[Colloq] Talk, Friday, April 23 - Shiva Kasiviswanathan

Rachel Kalweit rachelb at ccs.neu.edu
Thu Apr 22 08:59:57 EDT 2010


The College of Computer and Information Science Colloquium presents:

Title: A Rigorous Approach to Statistical Database Privacy
 
 Speaker: Shiva Kasiviswanathan
          Los Alamos National Laboratory
 
 Where: 366 WVH
      
 When:  Friday, April 23, 10:30 AM       
 
 Abstract:
 
 Privacy is a fundamental problem in modern data analysis. We describe
 "differential privacy", a mathematically rigorous and comprehensive
 notion of privacy tailored to data analysis.
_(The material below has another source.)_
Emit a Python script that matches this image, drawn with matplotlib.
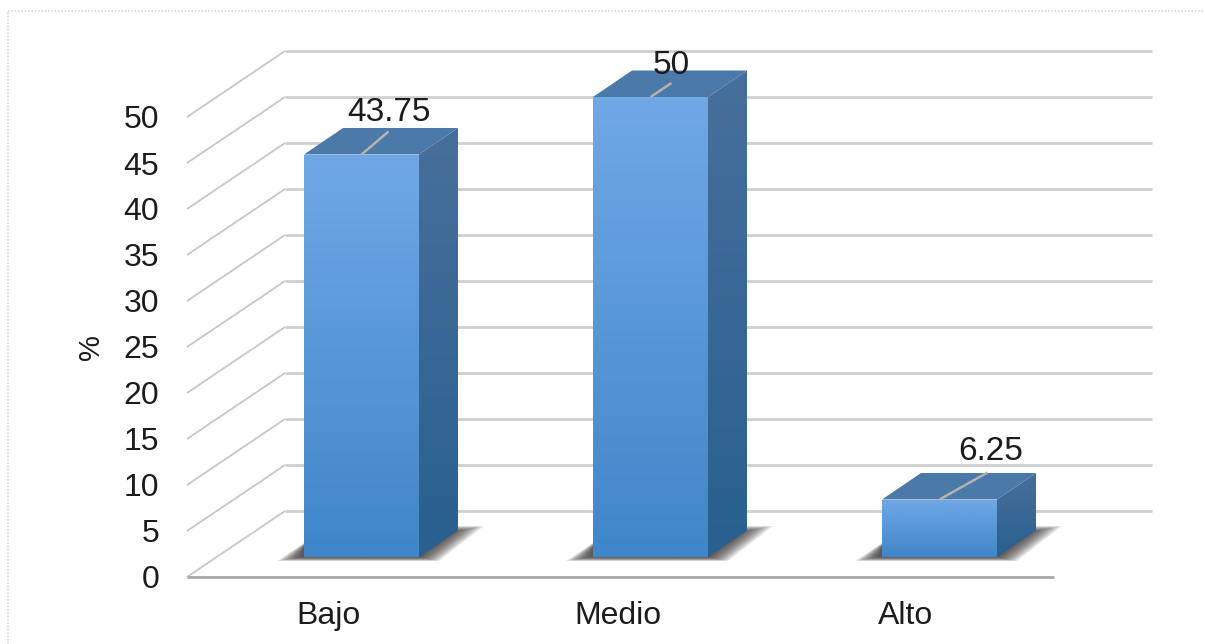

Differential privacy
 requires, roughly, that any single individual’s data have little
 effect on the outcome of the analysis. Given this definition, it is
 natural to ask: what computational tasks can be performed while
 maintaining privacy? In this talk, we focus on the tasks of machine
 learning and releasing contingency tables.
 
 Learning problems form an important category of computational tasks
 that generalizes many of the computations applied to large real-life
 datasets. We examine what concept classes can be learned by an
 algorithm that preserves differential privacy. Our main result shows
 that it is possible to privately agnostically learn any concept class
 using a sample size approximately logarithmic in the cardinality of
 the hypothesis class. This is a private analogue of the classical
 Occam's razor result.
 
 Contingency tables are the method of choice of government agencies for
 releasing statistical summaries of categorical data. We provide tight
 bounds on how much distortion (noise) is necessary in these tables to
 provide privacy guarantees when the data being summarized is
 sensitive. Our investigation also leads to new results on the spectra
 of random matrices with correlated rows.

Bio:  Shiva Kasiviswanathan is a postdoctoral researcher at CCS-3 group, Los Alamos National Laboratory.  He completed his Ph.D. in the department of Computer Science and Engineering at Pennsylvania State University in 2008.